Your carton's just arrived. You crack it open, pull out a fresh can or bottle, and pour it into whatever clean glass is nearest. The beer's still good, but it doesn't quite feel like it did at the brewery or the taproom. The aroma seems quieter. The head drops away too quickly. The whole thing lands a bit flatter than you expected.

That's where a nucleated beer glass earns its keep.

For home drinkers in Australia, this isn't about theatre for the sake of it. It's about getting the full value from beer you've already paid for. If you're ordering quality craft beer for home delivery, the glass matters. A good nucleated glass helps the beer stay lively in the glass, lifts aroma where you can enjoy it, and makes a proper pour feel like a proper pour.

What Is a Nucleated Beer Glass

A nucleated beer glass is a beer glass with a deliberately etched point or pattern in the base. Those tiny laser-etched grooves or points give dissolved carbon dioxide a place to form bubbles, which creates that neat stream of effervescence rising from the bottom of the glass. That design is used to support presentation and aroma, especially for hop-forward beers such as IPA and Pale Ale, as described by Food Bloggers of Canada's explanation of nucleated glassware.

A diagram of a nucleated beer glass highlighting how its etched base creates a steady stream of bubbles.

It's still a pint glass, just smarter

One reason nucleated glasses feel familiar is that they usually build on the same pint-glass tradition most Australian drinkers already know. The pint culture many of us recognise traces back through British pub service, and the modern pint format is tied to the 568 ml imperial pint, which Zythophile's history of beer glasses identifies as a core standard in the development of pint glassware.
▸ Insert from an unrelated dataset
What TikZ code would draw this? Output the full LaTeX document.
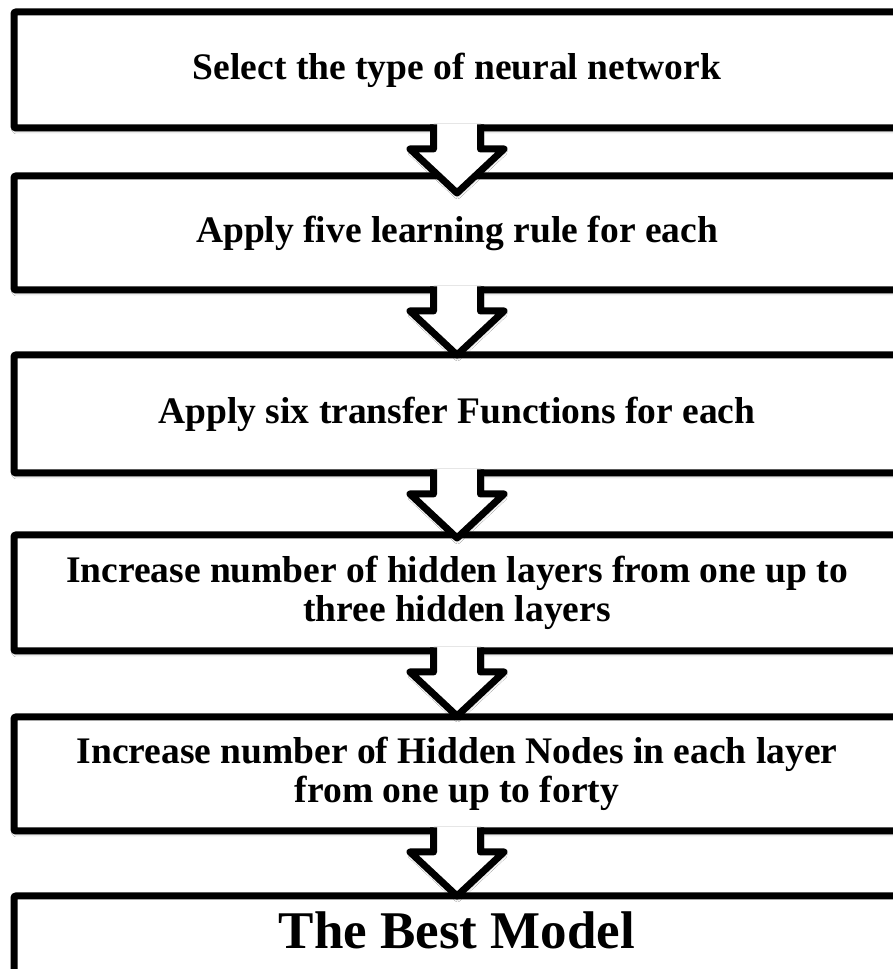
\documentclass[tikz,border=0pt]{standalone}
\usepackage{fontspec}
\setmainfont{Liberation Serif}
\usetikzlibrary{calc,shadows.blur}

\tikzset{
  softshadow/.style={blur shadow={shadow xshift=0.5pt, shadow yshift=-3pt,
      shadow blur radius=3pt, shadow opacity=35}},
  stepbox/.style={draw=black, line width=7pt, fill=white, rectangle,
    rounded corners=2pt, inner sep=0pt, outer sep=0pt,
    minimum width=886pt, align=center,
    font=\fontsize{37.5}{39}\selectfont\bfseries, softshadow},
  bigtext/.style={inner sep=0pt, font=\fontsize{53}{55}\selectfont\bfseries},
  arrowfill/.style={fill=white, draw=none, softshadow},
  arrowline/.style={draw=black, line width=7pt, line join=round}
}

% block arrow leading from box #1 down towards box #2
\newcommand{\flowarrow}[2]{%
  \coordinate (tip) at ($(#1.south)!65pt!(#2.north)$);
  \fill[arrowfill]
    ($(#1.south)+(-23.5,4)$) -- ($(#1.south)+(-23.5,-21)$) --
    ($(#1.south)+(-47,-21)$) -- (tip) --
    ($(#1.south)+(47,-21)$) -- ($(#1.south)+(23.5,-21)$) --
    ($(#1.south)+(23.5,4)$) -- cycle;
  \draw[arrowline]
    ($(#1.south)+(-23.5,3.5)$) -- ($(#1.south)+(-23.5,-21)$) --
    ($(#1.south)+(-47,-21)$) -- (tip) --
    ($(#1.south)+(47,-21)$) -- ($(#1.south)+(23.5,-21)$) --
    ($(#1.south)+(23.5,3.5)$);
}

\begin{document}
\begin{tikzpicture}[x=1pt,y=1pt]
  \useasboundingbox (0,0) rectangle (892,969);
  \fill[white] (0,0) rectangle (892,969);

  \node[stepbox, minimum height=116pt] (b1) at (457,899)
    {Select the type of neural network};
  \node[stepbox, minimum height=114pt] (b2) at (457,736)
    {Apply five learning rule for each};
  \node[stepbox, minimum height=118pt] (b3) at (457,555)
    {Apply six transfer Functions for each};
  \node[stepbox, minimum height=116pt] (b4) at (457,376)
    {Increase number of hidden layers from one up to\\three hidden layers};
  \node[stepbox, minimum height=114pt] (b5) at (457,195)
    {Increase number of Hidden Nodes in each layer\\from one up to forty};
  \node[stepbox, minimum height=116pt] (b6) at (457,15) {};
  \node[bigtext] (t6) at ($(b6.north)+(0,-34)$) {The Best Model};

  \flowarrow{b1}{b2}
  \flowarrow{b2}{b3}
  \flowarrow{b3}{b4}
  \flowarrow{b4}{b5}
  \flowarrow{b5}{b6}
\end{tikzpicture}
\end{document}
So a nucleated glass isn't some fussy separate category of vessel. It's a refinement of a format that already suits pub and home service. Same basic job. Better performance.

Why home drinkers notice the difference

At home, beer often has to do more work. You're not always pouring in a venue with perfect glass rotation, fresh rinse stations, and staff who pour all day. You might be drinking on the deck, at the footy, or after work with a takeaway pizza on the bench. In that setting, little improvements matter.

A nucleated beer glass helps because it supports three things people notice straight away:

  • A better-looking pour. The stream of bubbles makes the beer feel alive.
  • A stronger aroma. You don't have to chase the hop character.
  • A more satisfying head. Foam lasts longer and the beer feels more complete.

A good beer in the wrong glass can feel ordinary. The right glass doesn't change the recipe, but it does help you experience what was already there.

That's why many brewers and beer fans keep at least one nucleated glass in the cupboard. Not for every beer, and not for every occasion, but for the beers where freshness, brightness, and aroma are part of the point.

The Science of a Perfect Pour

The science sounds technical, but the idea is simple. A nucleated glass creates an engineered rough spot in the base, which lowers the energy barrier for dissolved CO₂ to come out of solution. That roughness acts like a launchpad for bubbles. Instead of gas escaping randomly, it forms in a steady stream from one controlled point. CMS Laser's breakdown of laser-etched nucleation points explains that this helps sustain the head and aroma release for longer, whereas head retention without that feature can collapse in just a few minutes in some pours.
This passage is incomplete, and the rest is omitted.